Rapport d'expertise

Etude des effets des évènements pluviométriques exceptionnels de 2024 dans la zone présaharienne des provinces de Tinghir et Zagora

Yessef Mohamed (IAV Hassan II), Saltani Zakaria, Dodier Hermann (FAI) | 2025 |
Etude des effets des évènements pluviométriques exceptionnels de 2024 dans la zone présaharienne des provinces de Tinghir et Zagora

Une régénération exceptionnelle des parcours pastoraux au Maroc

En septembre 2024, des pluies d’une intensité inégale ont frappé les régions du Sud marocain, notamment Zagora et Tagounite, avec plus de 200 millimètres de précipitations en trois jours. Si ces intempéries ont causé d’importants dommages matériels et des pertes humaines, elles ont aussi entraîné une repousse exceptionnelle de la végétation sur les parcours pastoraux. Une situation inédite qui a poussé les éleveurs à transhumer massivement vers ces territoires régénérés, rappelant ainsi des dynamiques similaires observées en France suite à des épisodes météorologiques extrêmes.

Face à ce phénomène, un collectif d’experts issus de l’Office Régional de Mise en Valeur Agricole de Ouarzazate (ORMVAO), de l’Institut Agronomique et Vétérinaire Hassan II (IAV), de l’Institut de Recherches et d’Applications des Méthodes de développement (IRAM) et de la Fédération des Alpages de l’Isère (FAI) a mené une analyse approfondie dans le cadre du programme Pastoreg.

Une étude résultant d’une expertise collective

Cette étude visait à comprendre les conséquences de ces événements climatiques sur les écosystèmes pastoraux et les stratégies d’adaptation des éleveurs. Trois axes principaux l’ont guidée :

  1. Documenter l’impact des précipitations exceptionnelles sur les parcours et les systèmes d’élevage : L’analyse a révélé une croissance significative de la végétation, bien que dominée par des espèces fourragères de qualité inégale, et des phénomènes d’érosion des sols.
  2. Explorer les stratégies adaptatives des éleveurs : Les entretiens menés ont mis en lumière des modes de gestion fondés sur la mobilité et la diversification des ressources fourragères, mais aussi des défis liés à la préservation des parcours.
  3. Identifier des voies d’accompagnement pour une gestion durable des espaces pastoraux : La mise en place de règles collectives et d’outils tels que les « chartes pastorales locales » pourrait structurer un dialogue renforcé entre éleveurs et autorités.

Vers une gouvernance adaptée des parcours

Les associations d’éleveurs interrogées, notamment à Mhamid et Tagounite, expriment une volonté croissante d’organisation collective pour préserver leurs espaces pastoraux face aux risques de surexploitation et à l’expansion des cultures irriguées.

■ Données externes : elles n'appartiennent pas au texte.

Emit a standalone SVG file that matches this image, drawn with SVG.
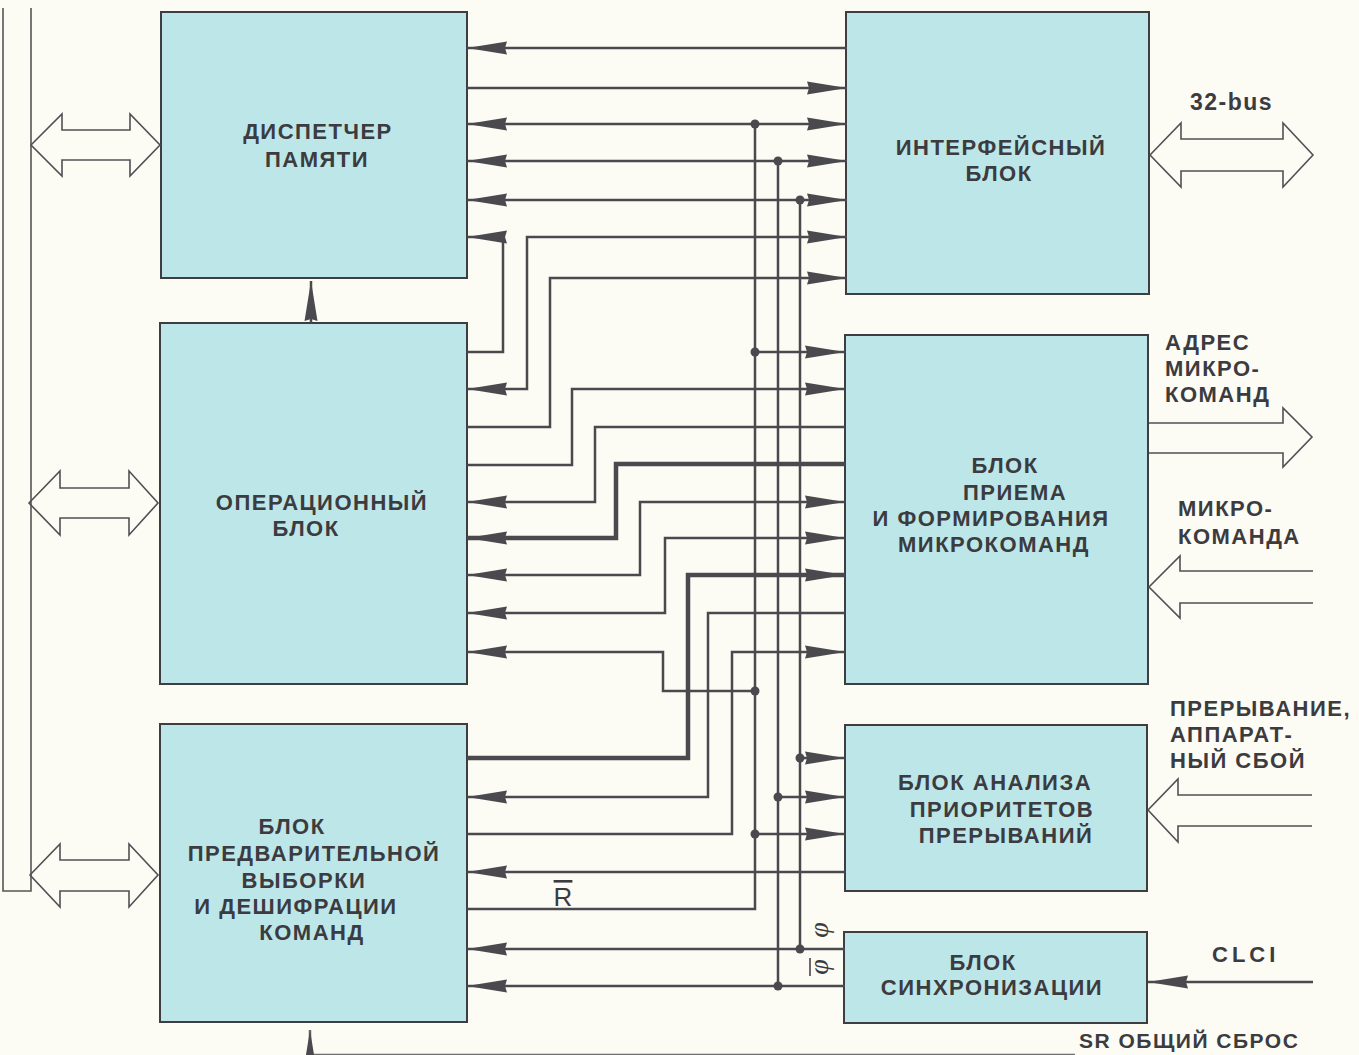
<svg xmlns="http://www.w3.org/2000/svg" width="1359" height="1055" viewBox="0 0 1359 1055">
<defs>
<style>
.box{fill:#bde6e8;stroke:#3e3e42;stroke-width:2}
.t{font-family:"Liberation Sans",Arial,sans-serif;font-weight:bold;font-size:22px;fill:#3b3b40;letter-spacing:1.5px}
.c{text-anchor:middle}
.w{fill:none;stroke:#4a4a4e;stroke-width:2.5}
.wt{fill:none;stroke:#4a4a4e;stroke-width:4.5}
.h{fill:none;stroke:#505054;stroke-width:1.6;stroke-linejoin:miter}
.bus{fill:none;stroke:#555;stroke-width:1.6}
.dot{fill:#4a4a4e}
.g{font-family:"Liberation Serif",serif;font-style:italic;font-size:28px;fill:#3b3b40}
</style>
<marker id="ar" markerUnits="userSpaceOnUse" viewBox="0 0 40 14" refX="40" refY="7" markerWidth="40" markerHeight="14" orient="auto-start-reverse">
<path d="M0,0.5 L40,7 L0,13.5 L2,7 Z" fill="#4a4a4e"/>
</marker>
</defs>
<rect width="1359" height="1055" fill="#fcfbf4"/>

<g id="left-bus">
<path class="bus" d="M3,8 V891 H31 V8"/>
</g>

<g id="n-memory">
<rect class="box" x="161" y="12" width="306" height="266"/>
<text class="t c" x="318" y="139">ДИСПЕТЧЕР</text>
<text class="t c" x="317" y="167">ПАМЯТИ</text>
</g>
<g id="n-operational">
<rect class="box" x="160" y="323" width="307" height="361"/>
<text class="t c" x="322" y="510">ОПЕРАЦИОННЫЙ</text>
<text class="t c" x="306" y="536">БЛОК</text>
</g>
<g id="n-prefetch">
<rect class="box" x="160" y="724" width="307" height="298"/>
<text class="t c" x="292" y="834">БЛОК</text>
<text class="t c" x="314" y="861">ПРЕДВАРИТЕЛЬНОЙ</text>
<text class="t c" x="304" y="888">ВЫБОРКИ</text>
<text class="t c" x="296" y="914">И ДЕШИФРАЦИИ</text>
<text class="t c" x="312" y="940">КОМАНД</text>
</g>
<g id="n-interface">
<rect class="box" x="846" y="12" width="303" height="282"/>
<text class="t c" x="1001" y="155">ИНТЕРФЕЙСНЫЙ</text>
<text class="t c" x="999" y="181">БЛОК</text>
</g>
<g id="n-microcmd">
<rect class="box" x="845" y="335" width="303" height="349"/>
<text class="t c" x="1005" y="473">БЛОК</text>
<text class="t c" x="1015" y="500">ПРИЕМА</text>
<text class="t c" x="991" y="526">И ФОРМИРОВАНИЯ</text>
<text class="t c" x="994" y="552">МИКРОКОМАНД</text>
</g>
<g id="n-priority">
<rect class="box" x="845" y="725" width="302" height="166"/>
<text class="t c" x="995" y="790">БЛОК АНАЛИЗА</text>
<text class="t c" x="1002" y="817">ПРИОРИТЕТОВ</text>
<text class="t c" x="1006" y="843">ПРЕРЫВАНИЙ</text>
</g>
<g id="n-sync">
<rect class="box" x="844" y="932" width="303" height="91"/>
<text class="t c" x="983" y="970">БЛОК</text>
<text class="t c" x="992" y="995">СИНХРОНИЗАЦИИ</text>
</g>

<g id="connectors">
<polygon class="h" points="31,145 62,114 62,130 130,130 130,114 160,145 130,176 130,160 62,160 62,176"/>
<polygon class="h" points="29,503 60,471 60,488 129,488 129,471 158,503 129,535 129,518 60,518 60,535"/>
<polygon class="h" points="30,875 60,844 60,860 129,860 129,844 158,875 129,907 129,891 60,891 60,907"/>
<polygon class="h" points="1150,155 1181,123 1181,139 1283,139 1283,123 1313,155 1283,187 1283,171 1181,171 1181,187"/>
<path class="h" d="M1149,423 H1283 V408 L1312,437 L1283,467 V453 H1149"/>
<path class="h" d="M1313,571 H1180 V556 L1149,587 L1180,618 V603 H1313"/>
<path class="h" d="M1312,795 H1178 V779 L1148,810 L1178,842 V826 H1312"/>

<path class="w" d="M847,48 H467" marker-end="url(#ar)"/>
<path class="w" d="M467,88 H847" marker-end="url(#ar)"/>
<path class="w" d="M467,124 H847" marker-start="url(#ar)" marker-end="url(#ar)"/>
<path class="w" d="M467,161 H847" marker-start="url(#ar)" marker-end="url(#ar)"/>
<path class="w" d="M467,200 H847" marker-start="url(#ar)" marker-end="url(#ar)"/>
<path class="w" d="M467,352 H503 V237 H467" marker-end="url(#ar)"/>
<path class="w" d="M467,389 H527 V237 H847" marker-start="url(#ar)" marker-end="url(#ar)"/>
<path class="w" d="M467,427 H550 V278 H847" marker-end="url(#ar)"/>
<path class="w" d="M311,323 V281" marker-end="url(#ar)"/>

<path class="w" d="M755,352 H845" marker-end="url(#ar)"/>
<path class="w" d="M467,465 H572 V389 H845" marker-end="url(#ar)"/>
<path class="w" d="M845,427 H595 V502 H467" marker-end="url(#ar)"/>
<path class="wt" d="M845,464 H616 V538 H467" marker-end="url(#ar)"/>
<path class="w" d="M467,575 H640 V502 H845" marker-start="url(#ar)" marker-end="url(#ar)"/>
<path class="w" d="M467,613 H665 V538 H845" marker-start="url(#ar)" marker-end="url(#ar)"/>
<path class="w" d="M755,691 H663 V652 H467" marker-end="url(#ar)"/>

<path class="wt" d="M467,758 H688 V575 H845" marker-end="url(#ar)"/>
<path class="w" d="M845,613 H708 V797 H467" marker-end="url(#ar)"/>
<path class="w" d="M467,834 H732 V652 H845" marker-end="url(#ar)"/>

<path class="w" d="M467,909 H755 V124"/>
<path class="w" d="M778,161 V986"/>
<path class="w" d="M800,200 V949"/>

<path class="w" d="M800,758 H845" marker-end="url(#ar)"/>
<path class="w" d="M778,797 H845" marker-end="url(#ar)"/>
<path class="w" d="M755,834 H845" marker-end="url(#ar)"/>
<path class="w" d="M845,872 H467" marker-end="url(#ar)"/>

<path class="w" d="M845,949 H467" marker-end="url(#ar)"/>
<path class="w" d="M845,986 H467" marker-end="url(#ar)"/>
<path class="w" d="M1313,982 H1148" marker-end="url(#ar)"/>
<path class="w" d="M1075,1055 H310 V1030" marker-end="url(#ar)" stroke-opacity="0.8"/>

<circle class="dot" cx="755" cy="124" r="4.5"/>
<circle class="dot" cx="778" cy="161" r="4.5"/>
<circle class="dot" cx="800" cy="200" r="4.5"/>
<circle class="dot" cx="755" cy="352" r="4.5"/>
<circle class="dot" cx="755" cy="691" r="4.5"/>
<circle class="dot" cx="800" cy="758" r="4.5"/>
<circle class="dot" cx="778" cy="797" r="4.5"/>
<circle class="dot" cx="755" cy="834" r="4.5"/>
<circle class="dot" cx="800" cy="949" r="4.5"/>
<circle class="dot" cx="778" cy="986" r="4.5"/>
</g>

<g id="labels">
<text x="563" y="906" style="font-family:'Liberation Sans',Arial,sans-serif;font-size:26px;fill:#3b3b40;text-decoration:overline" text-anchor="middle">R</text>
<text class="g" transform="translate(828,930) rotate(-90)" text-anchor="middle">φ</text>
<text class="g" transform="translate(828,967) rotate(-90)" text-anchor="middle">φ</text>
<line x1="810" y1="958" x2="810" y2="976" stroke="#3b3b40" stroke-width="1.5"/>
<text class="t" x="1190" y="110" style="font-size:23px">32-bus</text>
<text class="t" x="1165" y="350">АДРЕС</text>
<text class="t" x="1165" y="376">МИКРО-</text>
<text class="t" x="1165" y="402">КОМАНД</text>
<text class="t" x="1178" y="516">МИКРО-</text>
<text class="t" x="1178" y="544">КОМАНДА</text>
<text class="t" x="1170" y="716">ПРЕРЫВАНИЕ,</text>
<text class="t" x="1170" y="742">АППАРАТ-</text>
<text class="t" x="1170" y="768">НЫЙ СБОЙ</text>
<text class="t" x="1212" y="962" style="letter-spacing:4px">CLCI</text>
<text class="t" x="1079" y="1048" style="font-size:21px">SR ОБЩИЙ СБРОС</text>
</g>
</svg>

Cependant, la question de la mobilité des troupeaux reste peu prise en compte dans les discussions locales. Le cadre légal marocain, notamment la loi 113-13, prévoit pourtant des dispositions sur l’aménagement des espaces pastoraux, ainsi que la reconnaissance des organisations en charge de la gestion des parcours et de la transhumance, mais celles-ci sont encore peu appliquées.

L’épisode des pluies de 2024 met en évidence la fragilité des systèmes pastoraux face au changement climatique, mais aussi leur capacité de résilience. Il ouvre la voie à une réflexion plus large sur la gestion de ces territoires, conjuguant mobilité, conservation des ressources et adaptation aux aléas climatiques.